1 pointby anakin877 hours ago1 comment
  • anakin877 hours ago
    Hi HN, I've been spending some time lately trying to build Reinforcement Learning Environments and training small language models and wanted to share a little course I put together based on my experiments.

    Over the past year, we've seen a shift in LLM Post-Training. Previously, Supervised Fine-Tuning was the most important part: making models imitate curated Question-Answer pairs. Now with RLVR and GRPO, we can make models learn through trial and error in dynamic environments, which are software artifacts.

    But how to effectively build RL environments?

    In the repo, I cover:

    - Mapping core RL concepts (Agents, Environments) to the LLM domain.

    - Using the Verifiers open-source library to construct single-turn, multi-turn, and tool-use environments.

    - Hands-on: taking a small language model (LiquidAI's LFM2-2.6B) and turning it into a Tic-Tac-Toe master that beats GPT-5-mini.
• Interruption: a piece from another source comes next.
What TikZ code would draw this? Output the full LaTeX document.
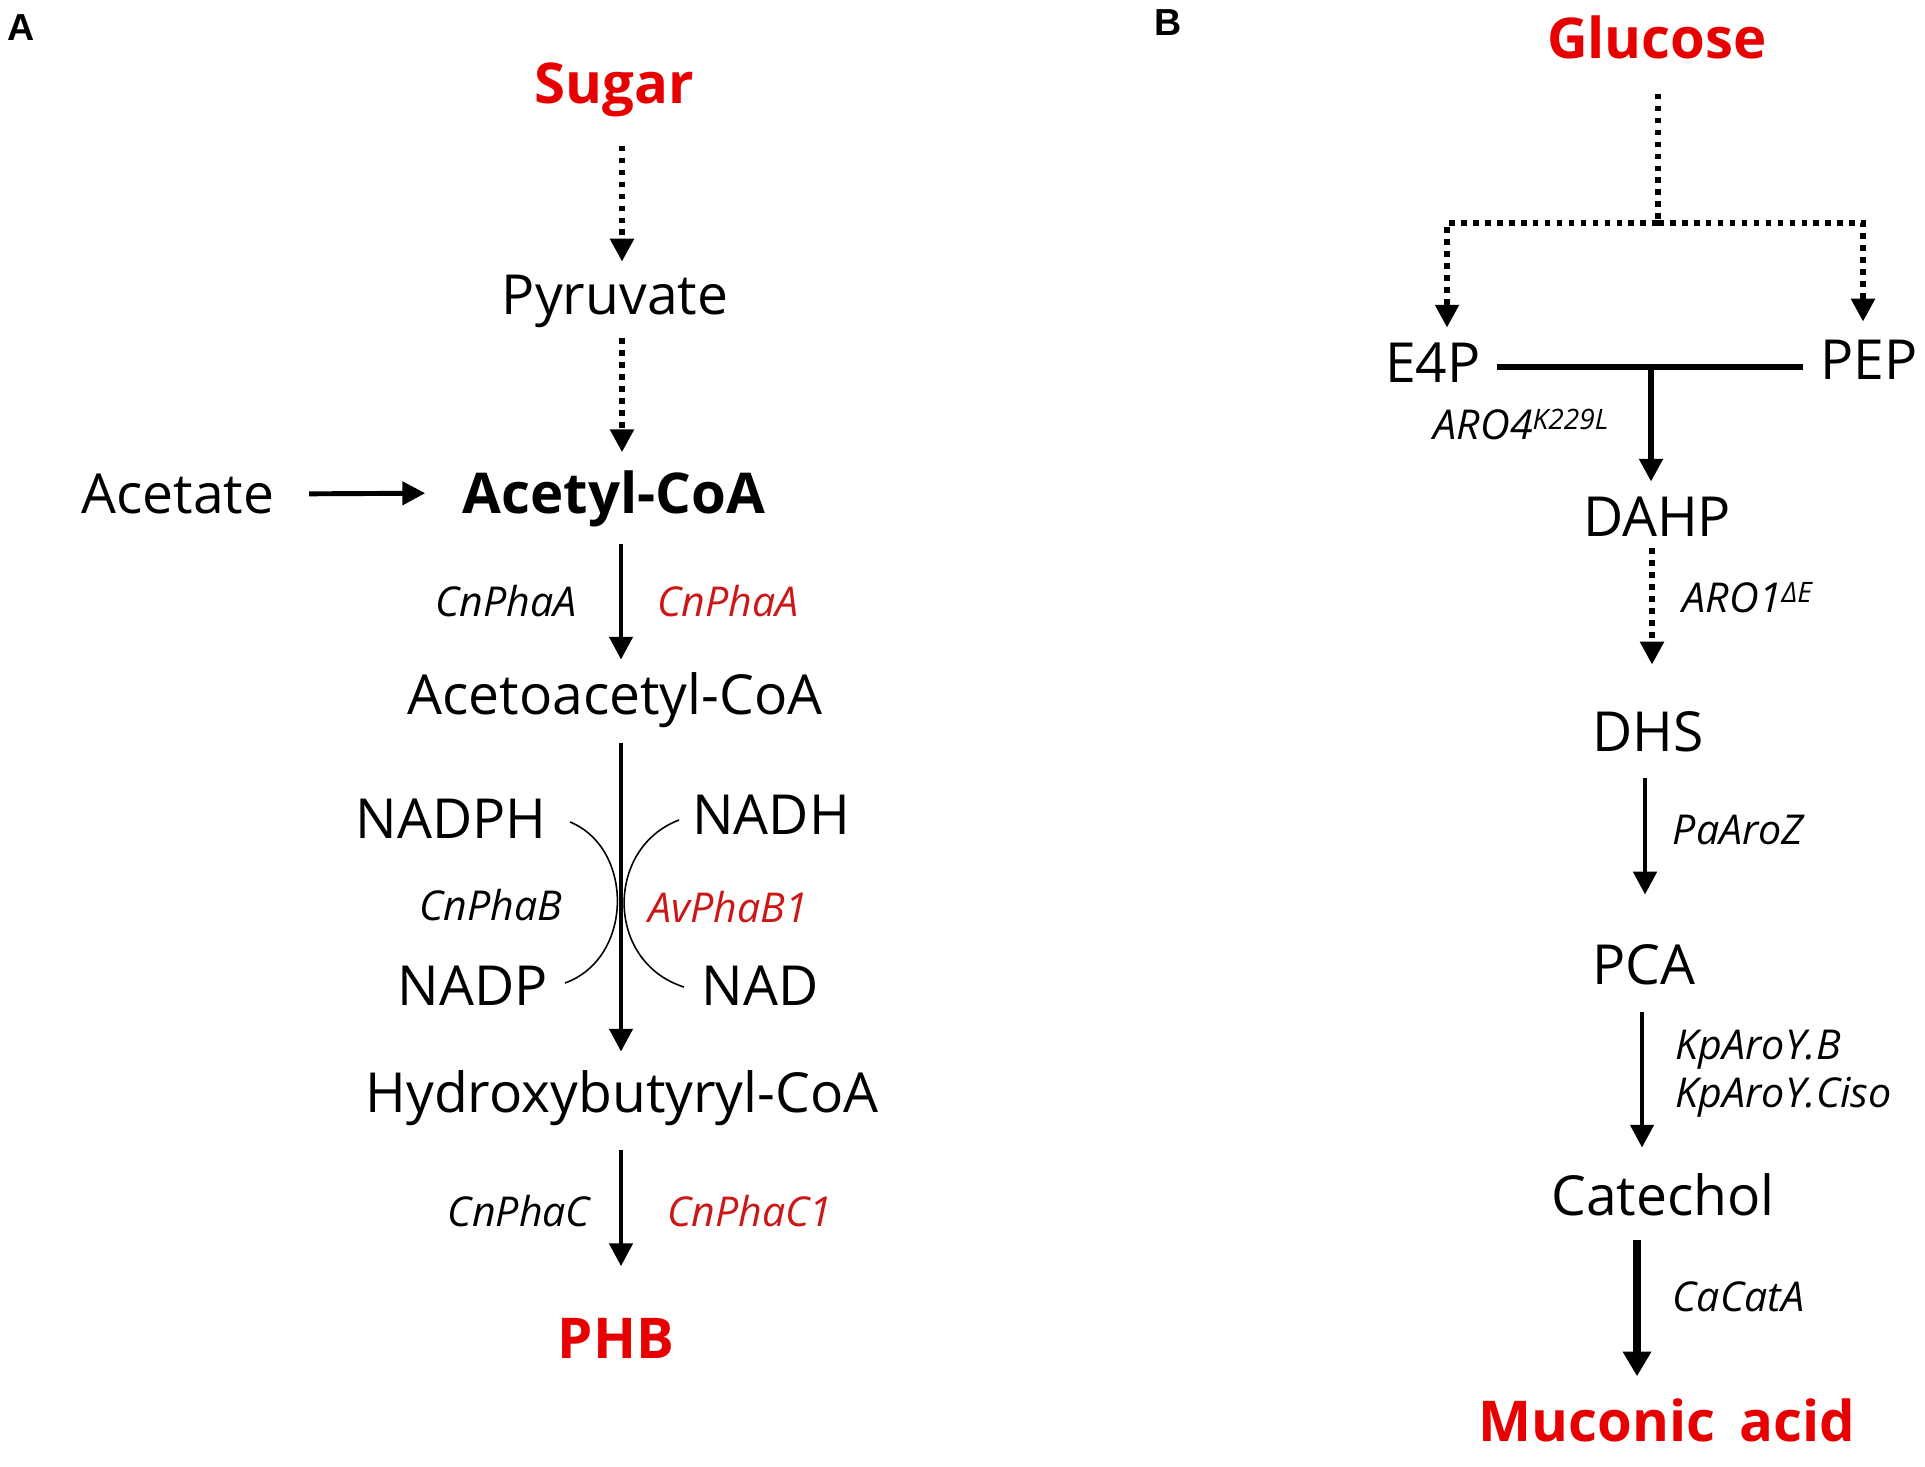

Build the game Environment, ese it to generate synthetic data for SFT warm-up, then Group-based Reinforcement Learning.

    ---

    Links

    Course: https://github.com/anakin87/llm-rl-environments-lil-course

    Video walkthrough: https://www.youtube.com/watch?v=71V3fTaUp2Q

    Play against the trained model: https://huggingface.co/spaces/anakin87/LFM2-2.6B-mr-tictacto...

    Datasets and Models on HF: https://huggingface.co/collections/anakin87/lfm2-26b-mr-tic-...

    ---

    I'm fascinated by the idea of building these "little worlds" where LLMs can learn, so I hope it's useful.

    Feel free to share opinions...